Judder is a very unpleasant effect that can spoil the impression of watching a movie or TV series. You just get the feeling that the image is sluggish and slow, but it’s not.

So let’s find out what judder is and why it occurs. You should know that most movies are shot at 24 frames per second, which means that the original content has a frame rate of 24 Hz. However, most modern TVs have a 60 Hz display (or even more, but 60 Hz is the most common frame rate).

To combine original content and a 60 Hz display, most manufacturers use frame-adding technology. When the TV adds another 36 frames simply by duplicating the existing 24. The problem is that you cannot divide 60 by 24 to get a whole number.

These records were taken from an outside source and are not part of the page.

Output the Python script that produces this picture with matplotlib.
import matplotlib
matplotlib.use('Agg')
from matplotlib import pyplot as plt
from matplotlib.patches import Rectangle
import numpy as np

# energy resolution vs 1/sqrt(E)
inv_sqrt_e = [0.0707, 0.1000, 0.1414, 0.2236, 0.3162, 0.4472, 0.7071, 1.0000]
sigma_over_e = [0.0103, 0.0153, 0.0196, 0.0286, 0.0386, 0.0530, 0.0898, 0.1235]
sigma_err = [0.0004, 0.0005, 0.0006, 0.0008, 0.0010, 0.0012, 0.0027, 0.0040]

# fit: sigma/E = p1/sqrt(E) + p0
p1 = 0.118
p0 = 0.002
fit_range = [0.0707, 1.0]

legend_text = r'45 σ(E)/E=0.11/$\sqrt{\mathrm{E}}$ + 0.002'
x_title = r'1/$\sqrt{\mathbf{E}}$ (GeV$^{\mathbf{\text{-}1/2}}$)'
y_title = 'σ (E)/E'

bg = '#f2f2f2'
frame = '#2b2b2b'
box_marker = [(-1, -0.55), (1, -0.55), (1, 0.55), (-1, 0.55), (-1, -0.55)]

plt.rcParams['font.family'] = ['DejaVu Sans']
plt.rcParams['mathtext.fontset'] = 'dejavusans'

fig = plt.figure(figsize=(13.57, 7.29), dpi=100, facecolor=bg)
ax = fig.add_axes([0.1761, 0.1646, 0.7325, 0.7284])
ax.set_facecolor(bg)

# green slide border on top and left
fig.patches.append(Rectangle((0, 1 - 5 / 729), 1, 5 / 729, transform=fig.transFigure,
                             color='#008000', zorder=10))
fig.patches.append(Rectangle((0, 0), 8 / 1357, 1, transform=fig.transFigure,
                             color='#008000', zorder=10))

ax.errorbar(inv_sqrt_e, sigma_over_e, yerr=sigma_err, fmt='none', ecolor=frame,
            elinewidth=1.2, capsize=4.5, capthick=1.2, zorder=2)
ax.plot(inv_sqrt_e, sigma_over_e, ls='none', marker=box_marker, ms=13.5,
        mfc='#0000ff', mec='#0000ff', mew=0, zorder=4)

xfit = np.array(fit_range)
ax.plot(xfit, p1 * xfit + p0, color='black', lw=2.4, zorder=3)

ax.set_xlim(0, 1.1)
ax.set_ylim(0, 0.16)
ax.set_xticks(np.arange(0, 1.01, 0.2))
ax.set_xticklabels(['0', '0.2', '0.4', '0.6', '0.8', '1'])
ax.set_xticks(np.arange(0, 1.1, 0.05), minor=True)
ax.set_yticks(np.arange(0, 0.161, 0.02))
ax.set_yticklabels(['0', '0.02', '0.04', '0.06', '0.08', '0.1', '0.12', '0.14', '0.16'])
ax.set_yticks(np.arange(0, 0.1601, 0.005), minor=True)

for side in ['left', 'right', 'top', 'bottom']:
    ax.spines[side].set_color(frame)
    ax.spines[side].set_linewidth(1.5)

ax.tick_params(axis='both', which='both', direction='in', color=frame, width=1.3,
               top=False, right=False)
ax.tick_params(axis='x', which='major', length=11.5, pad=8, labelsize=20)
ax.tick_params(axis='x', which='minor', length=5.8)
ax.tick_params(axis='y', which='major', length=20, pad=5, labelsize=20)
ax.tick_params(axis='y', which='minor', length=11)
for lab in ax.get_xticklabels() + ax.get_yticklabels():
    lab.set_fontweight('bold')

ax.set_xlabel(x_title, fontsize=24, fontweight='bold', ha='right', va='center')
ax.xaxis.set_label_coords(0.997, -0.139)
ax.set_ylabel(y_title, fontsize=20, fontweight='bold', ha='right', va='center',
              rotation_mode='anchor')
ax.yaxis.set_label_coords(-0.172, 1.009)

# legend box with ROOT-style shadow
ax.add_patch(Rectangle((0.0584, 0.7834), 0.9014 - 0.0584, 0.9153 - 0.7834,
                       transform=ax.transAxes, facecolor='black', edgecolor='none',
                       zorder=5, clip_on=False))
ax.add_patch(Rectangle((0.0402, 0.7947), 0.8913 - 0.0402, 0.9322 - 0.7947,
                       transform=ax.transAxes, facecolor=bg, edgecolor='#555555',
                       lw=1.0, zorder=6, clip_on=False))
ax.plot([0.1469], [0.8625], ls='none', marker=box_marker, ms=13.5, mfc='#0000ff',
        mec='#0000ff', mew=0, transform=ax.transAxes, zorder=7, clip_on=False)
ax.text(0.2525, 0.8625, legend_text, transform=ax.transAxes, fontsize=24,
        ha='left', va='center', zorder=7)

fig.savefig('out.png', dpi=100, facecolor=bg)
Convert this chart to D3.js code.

That’s why manufacturers have developed 3:2 technology, which means the first frame is displayed for 3 seconds, the second 2 seconds and this is repeated throughout the entire movie.

You know, 1 second is a very small amount of time, so most of the time you don’t even notice it and the technology works fine, but if the movie has a fast scene change, you might notice something going wrong. You start to feel like the image is sluggish.

You can get rid of it by activating True Cinema or Filmmaker mode on your TV, if available. The Motion Smoothing feature can also help you, but there is a chance it will create a soap opera effect where everything seems too smooth.

So now you know what judder is and you know how to get rid of it. Personally, I’ve only encountered this effect once, so I don’t think it’s a very common problem.